When we initially integrated this API, we utilized a simple caching policy that cached API responses, and expired them after a while. It served as a nice default approach, that seemed to be sufficient for our initial needs.

One day, this API suddenly started to fail, because various website crawlers would crawl the site, hammering this API with requests and causing it to hit it's rate limit. This would cause the pages that relied on this external API to have missing content.

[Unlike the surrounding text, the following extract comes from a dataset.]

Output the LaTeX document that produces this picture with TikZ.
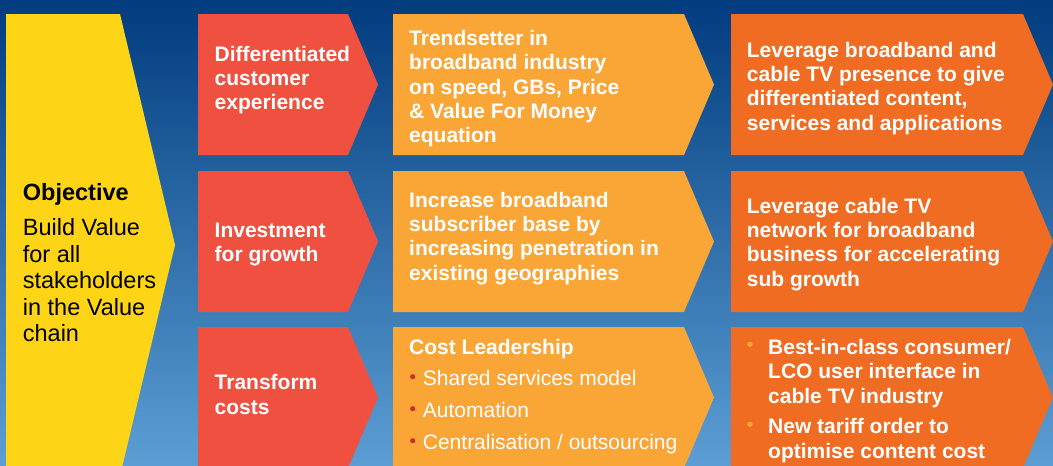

I was presented with this project, and in-spite of the fact that I was in the midst of moving into a new camper, I was able to build the integration, implement it, and advise as we worked through making the system work reliably. I have built many integrations like this, including an e-commerce setup a few years prior.

The Problem

Our cache policy was ineffective at preventing us from reducing requests adequately. This was happening because these website crawlers would hit very old pages that don't get viewed frequently. As a result, these pages were not cached, which essentially caused us to inadvertently hit our rate limit, causing problems on the site.

Along with this problem, the agency also expressed a desire to be able to query the content this API provided. They wanted to be able to intermingle this content with other stories that were written on the site itself. This isn't something that could be done since the source of the data came from disparate locations, and merging then into a single list of content based on the varied query parameters in WP_Query was impossible.

Proposed Solution

At first blush, I thought this project was going to be the perfect fit for my content ingestion library, Adiungo, which is incomplete, but was far along enough that it could have been used here with success. But after some back and forth with the client, it became apparent that they did not want all of the historical data on the API, just current things as it comes in. I'm sure Adiungo could support something like this, but the timeline on this project was rather tight, and I didn't feel comfortable using it yet. Another time, perhaps.

Based on the above, I proposed that we build a system that would store the stories retrieved from the API as a WordPress custom post type. These posts are treated in much the same way as a traditional cache, with the difference being that they're saved as custom post types instead of saving them in transients, or Redis, or whatever. This gives the agency the benefit of using WP_Query alongside other content, while also solving the problem of reducing the number of API requests that need to be made to the site.

[Alex] was definitely opinionated about the architecture. We brought him a problem that definitely had some constraints on it and we didn’t have to go back and forth with him a lot about how the thing should be built. He understood the problem and suggested a solution. From there we were able to discuss some specifics and make some minor adjustments but overall, that initial architecture is what we ended up shipping and that saved us a lot of time.

Implementation

To build this, I needed several components:

  1. A cache strategy. The site is using Underpin now, which has a handy object caching trait that I was able to lean on. I just needed to build a custom cache strategy that uses the WP post as the cached object.
  2. A model for the stories - This allowed me to ensure the returned data is consistent regardless of if it came from the API, or from the WordPress database. This makes the entire mechanism opaque from the perspective of the theme.
  3. A place to store it - in this case, that's the custom post type, with good ol' fashioned post meta.
  4. An API implementation - I already built this in a previous project, again with the help of a class in Underpin.
  5. Request middleware to throttle the number of requests we can make to the API in a single minute, as well as a single day. This ensures we aren't too voracious with our ingestion processes. (The system needs a diet haha) Again, Underpin has something to help with this.
  6. A task scheduling mechanism. This ensures that the content we ingest happens in the background, retries when it fails, and ensures the site is minimally impacted by all these actions. There's a few libraries out there that do this, but I went with Delicious Brains background processing, mostly because it's what I know.
  7. A set of WP CLI commands to interact with, troubleshoot, and check the status of the ingestion.

With these pieces combined together, I was able to create a caching mechanism that reliably pulls content when the conditions to pull content are right, and only pulls stories when they are new enough to justify pulling. It will also check to see if the content hasn't been pulled for long-enough to justify asking the API for an update on the content. This creates a "Goldilocks region" where content will be pulled, and updated occasionally, but after a certain point it will stop being updated. This prevents crawlers from inadvertently flooding the system with requests to ingest content, causing rate limit errors, but still ensures that new content remains up-to-date.

Conclusion

As of today, the site in-question is quietly pulling content from the remote location, and the number of requests to the original API has dropped from thousands per day to less than 100 in a single day. The agency has a lot more transparency in their relationship with the API, and have tools at their disposal to interact with it reliably.

This was a fun project that made extensive use of Underpin. It felt good to utilize the library in this context, and it was exciting to see it reliably work in-action.